Do not include the pictures; repeat the rest of the data exactly.

***

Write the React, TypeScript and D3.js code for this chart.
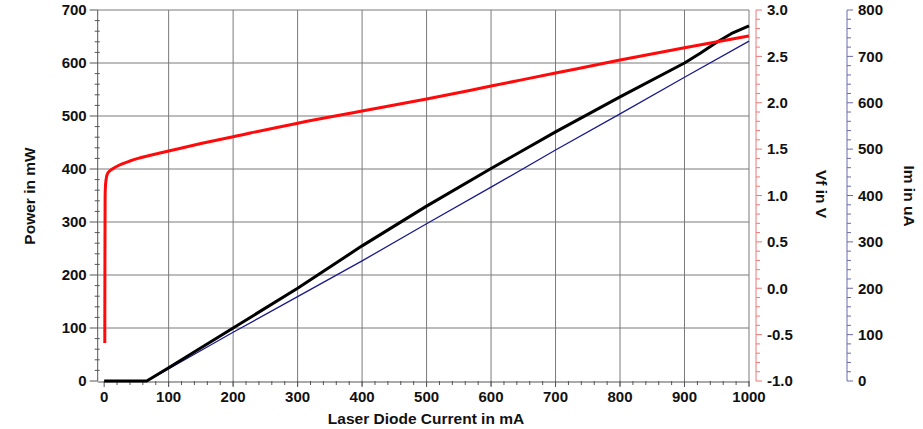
import React from "react";
import * as d3 from "d3";

// ---- data ----
const powerCurrent = [0, 30, 66, 100, 200, 300, 400, 500, 600, 700, 800, 900, 925, 950, 975, 1000];
const powerValues = [0, 0, 0, 25, 100, 175, 255, 330, 401, 470, 536, 600, 619, 639, 657, 670];

const imCurrent = [67, 200, 300, 400, 500, 600, 700, 800, 900, 1000];
const imValues = [0, 105, 182, 259, 339, 418, 498, 576, 655, 733];

const vfCurrent = [1.0, 1.2, 1.5, 2.2, 3, 4, 6, 11.5, 20, 27, 40, 52.7, 75, 100, 150, 200, 300, 400, 500, 600, 700, 800, 900, 1000];
const vfValues = [-0.59, 0.3, 1.0, 1.12, 1.17, 1.21, 1.245, 1.28, 1.315, 1.338, 1.372, 1.40, 1.44, 1.48, 1.56, 1.634, 1.78, 1.91, 2.04, 2.18, 2.32, 2.46, 2.594, 2.72];

const xTicks = [0, 100, 200, 300, 400, 500, 600, 700, 800, 900, 1000];
const powerTicks = [0, 100, 200, 300, 400, 500, 600, 700];
const vfTicks = [-1.0, -0.5, 0.0, 0.5, 1.0, 1.5, 2.0, 2.5, 3.0];
const imTicks = [0, 100, 200, 300, 400, 500, 600, 700, 800];

const FONT = "'Liberation Sans', Arial, Helvetica, sans-serif";
const TICK_FS = 15;
const TITLE_FS = 15.5;

export default function App() {
  const left = 97.7, right = 749, top = 10, bottom = 381;
  const x = d3.scaleLinear().domain([-10, 1000]).range([left, right]);
  const yP = d3.scaleLinear().domain([0, 700]).range([bottom, top]);
  const yV = d3.scaleLinear().domain([-1, 3]).range([bottom, top]);
  const yI = d3.scaleLinear().domain([0, 800]).range([bottom, top]);

  const vfAxisX = 756;
  const imAxisX = 847;

  const powerLine = d3.line<number>().x((d, i) => x(powerCurrent[i])).y((d) => yP(d))(powerValues) || "";
  const imLine = d3.line<number>().x((d, i) => x(imCurrent[i])).y((d) => yI(d))(imValues) || "";
  const vfLine = d3.line<number>().x((d, i) => x(vfCurrent[i])).y((d) => yV(d)).curve(d3.curveMonotoneX)(vfValues) || "";

  const minorX = d3.range(0, 1001, 20).filter((v) => v % 100 !== 0);
  const minorP = d3.range(0, 701, 20).filter((v) => v % 100 !== 0);
  const minorV = d3.range(-10, 31, 1).map((v) => v / 10).filter((v, i) => i % 5 !== 0);
  const minorI = d3.range(0, 801, 20).filter((v) => v % 100 !== 0);

  const gridColor = "#7a7a7a";
  const vfColor = "#ee7777";
  const imColor = "#6a6aaa";

  return (
    <svg width={923} height={429} style={{ position: "absolute", left: 0, top: 0, background: "#fff" }} fontFamily={FONT}>
      {/* grid */}
      {xTicks.filter((t) => t > 0 && t < 1000).map((t) => (
        <line key={"gx" + t} x1={x(t)} x2={x(t)} y1={top} y2={bottom + 5} stroke={gridColor} strokeWidth={1} />
      ))}
      {powerTicks.filter((t) => t > 0).map((t) => (
        <line key={"gy" + t} x1={left} x2={right} y1={yP(t)} y2={yP(t)} stroke={gridColor} strokeWidth={1} />
      ))}
      {/* frame */}
      <line x1={right} x2={right} y1={top} y2={bottom + 5} stroke={gridColor} strokeWidth={1} />
      <line x1={left} x2={left} y1={top} y2={bottom} stroke="#555" strokeWidth={1} />
      <line x1={left} x2={right} y1={bottom + 1} y2={bottom + 1} stroke="#555" strokeWidth={1} />

      {/* left axis ticks */}
      {powerTicks.map((t) => (
        <g key={"pt" + t}>
          <line x1={left - 8} x2={left} y1={yP(t)} y2={yP(t)} stroke="#555" />
          <text x={left - 11} y={yP(t)} dy="0.35em" textAnchor="end" fontSize={TICK_FS} fontWeight="bold" fill="#111">{t}</text>
        </g>
      ))}
      {minorP.map((t) => (
        <line key={"pm" + t} x1={left - 3} x2={left + 2} y1={yP(t)} y2={yP(t)} stroke="#555" />
      ))}

      {/* bottom axis ticks */}
      {xTicks.map((t) => (
        <g key={"xt" + t}>
          <line x1={x(t)} x2={x(t)} y1={bottom} y2={bottom + 6} stroke="#555" />
          <text x={x(t)} y={bottom + 21} textAnchor="middle" fontSize={TICK_FS} fontWeight="bold" fill="#111">{t}</text>
        </g>
      ))}
      {minorX.map((t) => (
        <line key={"xm" + t} x1={x(t)} x2={x(t)} y1={bottom} y2={bottom + 4} stroke="#555" />
      ))}

      {/* Vf axis */}
      <line x1={vfAxisX} x2={vfAxisX} y1={top} y2={bottom} stroke={vfColor} />
      {vfTicks.map((t) => (
        <g key={"vt" + t}>
          <line x1={vfAxisX} x2={vfAxisX + 6} y1={yV(t)} y2={yV(t)} stroke={vfColor} />
          <text x={vfAxisX + 11} y={yV(t)} dy="0.35em" textAnchor="start" fontSize={TICK_FS} fontWeight="bold" fill="#111">{t.toFixed(1)}</text>
        </g>
      ))}
      {minorV.map((t) => (
        <line key={"vm" + t} x1={vfAxisX} x2={vfAxisX + 4} y1={yV(t)} y2={yV(t)} stroke={vfColor} />
      ))}

      {/* Im axis */}
      <line x1={imAxisX} x2={imAxisX} y1={top} y2={bottom} stroke={imColor} />
      {imTicks.map((t) => (
        <g key={"it" + t}>
          <line x1={imAxisX} x2={imAxisX + 6} y1={yI(t)} y2={yI(t)} stroke={imColor} />
          <text x={imAxisX + 11} y={yI(t)} dy="0.35em" textAnchor="start" fontSize={TICK_FS} fontWeight="bold" fill="#111">{t}</text>
        </g>
      ))}
      {minorI.map((t) => (
        <line key={"im" + t} x1={imAxisX} x2={imAxisX + 4} y1={yI(t)} y2={yI(t)} stroke={imColor} />
      ))}

      {/* data lines */}
      <path d={imLine} fill="none" stroke="#1a1a8c" strokeWidth={1.3} />
      <path d={powerLine} fill="none" stroke="#000" strokeWidth={3} strokeLinejoin="round" />
      <path d={vfLine} fill="none" stroke="#ff0a0a" strokeWidth={3} strokeLinejoin="round" />

      {/* titles */}
      <text transform={`translate(35,196) rotate(-90)`} textAnchor="middle" fontSize={TITLE_FS} fontWeight="bold" fill="#111">Power  in mW</text>
      <text x={426} y={424} textAnchor="middle" fontSize={TITLE_FS} fontWeight="bold" fill="#111">Laser Diode Current in mA</text>
      <text transform={`translate(816,194) rotate(90)`} textAnchor="middle" fontSize={TITLE_FS} fontWeight="bold" fill="#111">Vf in V</text>
      <text transform={`translate(904,196) rotate(90)`} textAnchor="middle" fontSize={TITLE_FS} fontWeight="bold" fill="#111">Im in uA</text>
    </svg>
  );
}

***

*RESPONSE TO THIS TASK:*
Write the React, TypeScript and D3.js code for this chart.
import React from "react";
import * as d3 from "d3";

// ---- data ----
const powerCurrent = [0, 30, 66, 100, 200, 300, 400, 500, 600, 700, 800, 900, 925, 950, 975, 1000];
const powerValues = [0, 0, 0, 25, 100, 175, 255, 330, 401, 470, 536, 600, 619, 639, 657, 670];

const imCurrent = [67, 200, 300, 400, 500, 600, 700, 800, 900, 1000];
const imValues = [0, 105, 182, 259, 339, 418, 498, 576, 655, 733];

const vfCurrent = [1.0, 1.2, 1.5, 2.2, 3, 4, 6, 11.5, 20, 27, 40, 52.7, 75, 100, 150, 200, 300, 400, 500, 600, 700, 800, 900, 1000];
const vfValues = [-0.59, 0.3, 1.0, 1.12, 1.17, 1.21, 1.245, 1.28, 1.315, 1.338, 1.372, 1.40, 1.44, 1.48, 1.56, 1.634, 1.78, 1.91, 2.04, 2.18, 2.32, 2.46, 2.594, 2.72];

const xTicks = [0, 100, 200, 300, 400, 500, 600, 700, 800, 900, 1000];
const powerTicks = [0, 100, 200, 300, 400, 500, 600, 700];
const vfTicks = [-1.0, -0.5, 0.0, 0.5, 1.0, 1.5, 2.0, 2.5, 3.0];
const imTicks = [0, 100, 200, 300, 400, 500, 600, 700, 800];

const FONT = "'Liberation Sans', Arial, Helvetica, sans-serif";
const TICK_FS = 15;
const TITLE_FS = 15.5;

export default function App() {
  const left = 97.7, right = 749, top = 10, bottom = 381;
  const x = d3.scaleLinear().domain([-10, 1000]).range([left, right]);
  const yP = d3.scaleLinear().domain([0, 700]).range([bottom, top]);
  const yV = d3.scaleLinear().domain([-1, 3]).range([bottom, top]);
  const yI = d3.scaleLinear().domain([0, 800]).range([bottom, top]);

  const vfAxisX = 756;
  const imAxisX = 847;

  const powerLine = d3.line<number>().x((d, i) => x(powerCurrent[i])).y((d) => yP(d))(powerValues) || "";
  const imLine = d3.line<number>().x((d, i) => x(imCurrent[i])).y((d) => yI(d))(imValues) || "";
  const vfLine = d3.line<number>().x((d, i) => x(vfCurrent[i])).y((d) => yV(d)).curve(d3.curveMonotoneX)(vfValues) || "";

  const minorX = d3.range(0, 1001, 20).filter((v) => v % 100 !== 0);
  const minorP = d3.range(0, 701, 20).filter((v) => v % 100 !== 0);
  const minorV = d3.range(-10, 31, 1).map((v) => v / 10).filter((v, i) => i % 5 !== 0);
  const minorI = d3.range(0, 801, 20).filter((v) => v % 100 !== 0);

  const gridColor = "#7a7a7a";
  const vfColor = "#ee7777";
  const imColor = "#6a6aaa";

  return (
    <svg width={923} height={429} style={{ position: "absolute", left: 0, top: 0, background: "#fff" }} fontFamily={FONT}>
      {/* grid */}
      {xTicks.filter((t) => t > 0 && t < 1000).map((t) => (
        <line key={"gx" + t} x1={x(t)} x2={x(t)} y1={top} y2={bottom + 5} stroke={gridColor} strokeWidth={1} />
      ))}
      {powerTicks.filter((t) => t > 0).map((t) => (
        <line key={"gy" + t} x1={left} x2={right} y1={yP(t)} y2={yP(t)} stroke={gridColor} strokeWidth={1} />
      ))}
      {/* frame */}
      <line x1={right} x2={right} y1={top} y2={bottom + 5} stroke={gridColor} strokeWidth={1} />
      <line x1={left} x2={left} y1={top} y2={bottom} stroke="#555" strokeWidth={1} />
      <line x1={left} x2={right} y1={bottom + 1} y2={bottom + 1} stroke="#555" strokeWidth={1} />

      {/* left axis ticks */}
      {powerTicks.map((t) => (
        <g key={"pt" + t}>
          <line x1={left - 8} x2={left} y1={yP(t)} y2={yP(t)} stroke="#555" />
          <text x={left - 11} y={yP(t)} dy="0.35em" textAnchor="end" fontSize={TICK_FS} fontWeight="bold" fill="#111">{t}</text>
        </g>
      ))}
      {minorP.map((t) => (
        <line key={"pm" + t} x1={left - 3} x2={left + 2} y1={yP(t)} y2={yP(t)} stroke="#555" />
      ))}

      {/* bottom axis ticks */}
      {xTicks.map((t) => (
        <g key={"xt" + t}>
          <line x1={x(t)} x2={x(t)} y1={bottom} y2={bottom + 6} stroke="#555" />
          <text x={x(t)} y={bottom + 21} textAnchor="middle" fontSize={TICK_FS} fontWeight="bold" fill="#111">{t}</text>
        </g>
      ))}
      {minorX.map((t) => (
        <line key={"xm" + t} x1={x(t)} x2={x(t)} y1={bottom} y2={bottom + 4} stroke="#555" />
      ))}

      {/* Vf axis */}
      <line x1={vfAxisX} x2={vfAxisX} y1={top} y2={bottom} stroke={vfColor} />
      {vfTicks.map((t) => (
        <g key={"vt" + t}>
          <line x1={vfAxisX} x2={vfAxisX + 6} y1={yV(t)} y2={yV(t)} stroke={vfColor} />
          <text x={vfAxisX + 11} y={yV(t)} dy="0.35em" textAnchor="start" fontSize={TICK_FS} fontWeight="bold" fill="#111">{t.toFixed(1)}</text>
        </g>
      ))}
      {minorV.map((t) => (
        <line key={"vm" + t} x1={vfAxisX} x2={vfAxisX + 4} y1={yV(t)} y2={yV(t)} stroke={vfColor} />
      ))}

      {/* Im axis */}
      <line x1={imAxisX} x2={imAxisX} y1={top} y2={bottom} stroke={imColor} />
      {imTicks.map((t) => (
        <g key={"it" + t}>
          <line x1={imAxisX} x2={imAxisX + 6} y1={yI(t)} y2={yI(t)} stroke={imColor} />
          <text x={imAxisX + 11} y={yI(t)} dy="0.35em" textAnchor="start" fontSize={TICK_FS} fontWeight="bold" fill="#111">{t}</text>
        </g>
      ))}
      {minorI.map((t) => (
        <line key={"im" + t} x1={imAxisX} x2={imAxisX + 4} y1={yI(t)} y2={yI(t)} stroke={imColor} />
      ))}

      {/* data lines */}
      <path d={imLine} fill="none" stroke="#1a1a8c" strokeWidth={1.3} />
      <path d={powerLine} fill="none" stroke="#000" strokeWidth={3} strokeLinejoin="round" />
      <path d={vfLine} fill="none" stroke="#ff0a0a" strokeWidth={3} strokeLinejoin="round" />

      {/* titles */}
      <text transform={`translate(35,196) rotate(-90)`} textAnchor="middle" fontSize={TITLE_FS} fontWeight="bold" fill="#111">Power  in mW</text>
      <text x={426} y={424} textAnchor="middle" fontSize={TITLE_FS} fontWeight="bold" fill="#111">Laser Diode Current in mA</text>
      <text transform={`translate(816,194) rotate(90)`} textAnchor="middle" fontSize={TITLE_FS} fontWeight="bold" fill="#111">Vf in V</text>
      <text transform={`translate(904,196) rotate(90)`} textAnchor="middle" fontSize={TITLE_FS} fontWeight="bold" fill="#111">Im in uA</text>
    </svg>
  );
}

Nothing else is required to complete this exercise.